I was born in Virginia, near Washington DC. I grew up with a mom and dad and a younger sister. My parents are immigrants; they’re from Nigeria. It was wonderful and interesting growing up in a multicultural household; I had a great upbringing. I was raised in a supportive family who told me I could be whoever I wanted to be and do whatever I wanted to do.
However, we were a Black family in an area with mostly white people. Most of my friends growing up were girls who didn’t look like me. The magazines I saw and the TV shows I watched also had girls in it that didn’t look like me. I thought there was something wrong with how I looked because I looked different; it didn’t line up with what I thought was the American standard of beauty.
Growing up, through middle school, high school, and college, I didn’t accept myself. I didn’t think I was beautiful, and I didn’t believe others accepted me either. I never felt like I belonged to one group. I didn’t like my nose, my mouth, or my size. I thought if I looked like the girls in the magazines or on the TV, I’d finally be accepted and understood.
But my problem wasn’t that I wasn’t accepted by others. My problem was that I didn’t accept myself. If I wasn’t going to accept myself, how could I expect anyone else to accept me?
After college, I decided to go to medical school in Colorado. It was the first time that I had left Virginia to live somewhere else. While it was a wonderful and wild new place, the stress of school brought out other stressors buried deep down in my heart. It was finally time for me to come to terms with how I saw myself.
Learning to accept myself was challenging, to say the least. There were a lot of tears. I wanted to be beautiful but didn’t believe I was. I wanted to be accepted and valued and confident, but I didn’t think I could be any of those things because of how I looked. I needed to break down decades of thought patterns of telling myself I wasn’t good enough.
Finally, I turned to the Lord. I asked Him to show me what true beauty means, what true beauty looks like. I asked Him to be the God over my thoughts, and if I believed lies, for them to leave in His name. I only wanted His truth.
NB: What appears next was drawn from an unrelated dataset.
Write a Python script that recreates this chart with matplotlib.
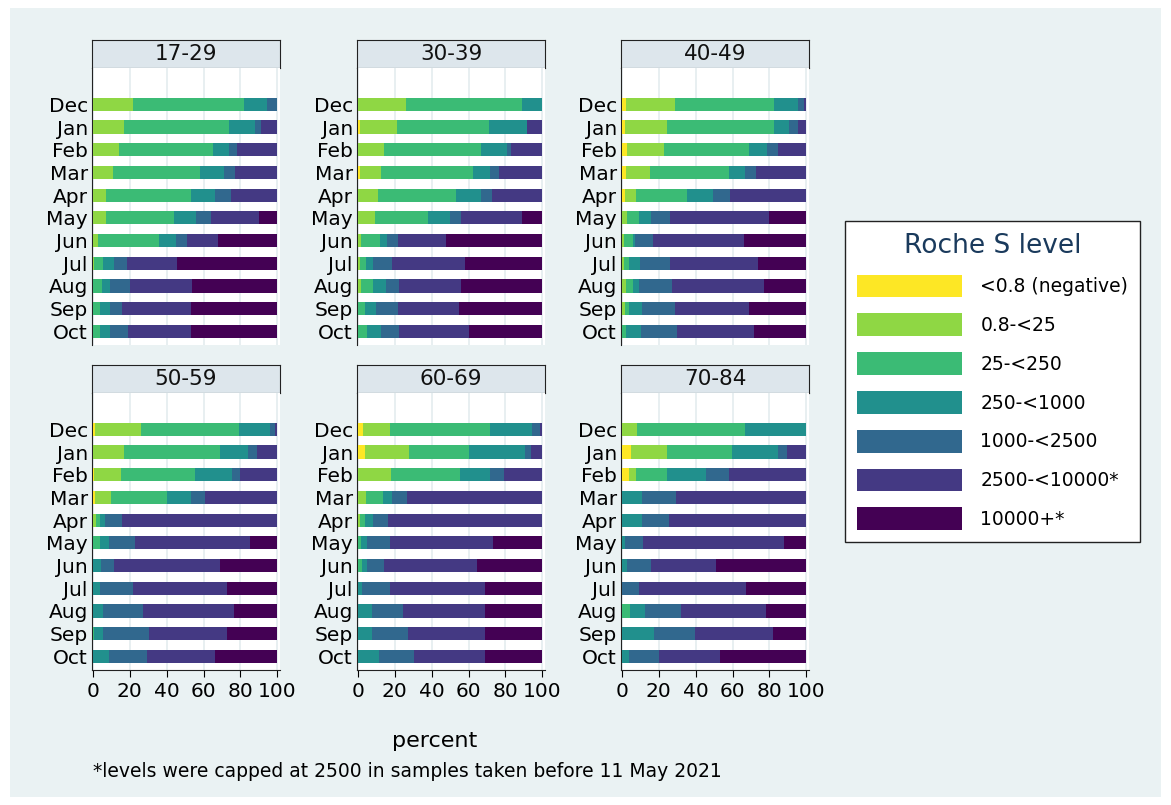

After praying and reading His Word, the lies started to chip away, and His thoughts began to sink in. I began to understand that I was created beautifully. I was given a gorgeous face, skin, body, mind, and heart. I could walk confidently in my own skin if I chose. God continued to renew my mind, and the new thoughts started to become my reality.
About 9 months after I had been in Colorado, I started to reflect on my time there so far. I realized that I hadn’t had a negative thought pattern about my appearance in several months. I was overjoyed and thankful for the new ways of thinking that had permeated my life and this lasting sense of confidence the Lord had brought to me.
In the book of James, God promises that the trials we face bring us steadfastness, and we should count it all as joy. I am thankful for the trial that the Lord brought me through during my first year of medical school because it truly changed how I think about myself and others. God showed me that I am fearfully and wonderfully made, as He says in Psalm 139. He created us all with our different, unique, and beautiful characteristics that should be celebrated.
Once I accepted and cherished myself, I was able to see that I was accepted and cherished by others. I built a firm foundation on God, saying that I was beautiful inside and out. From this mindset comes my confidence.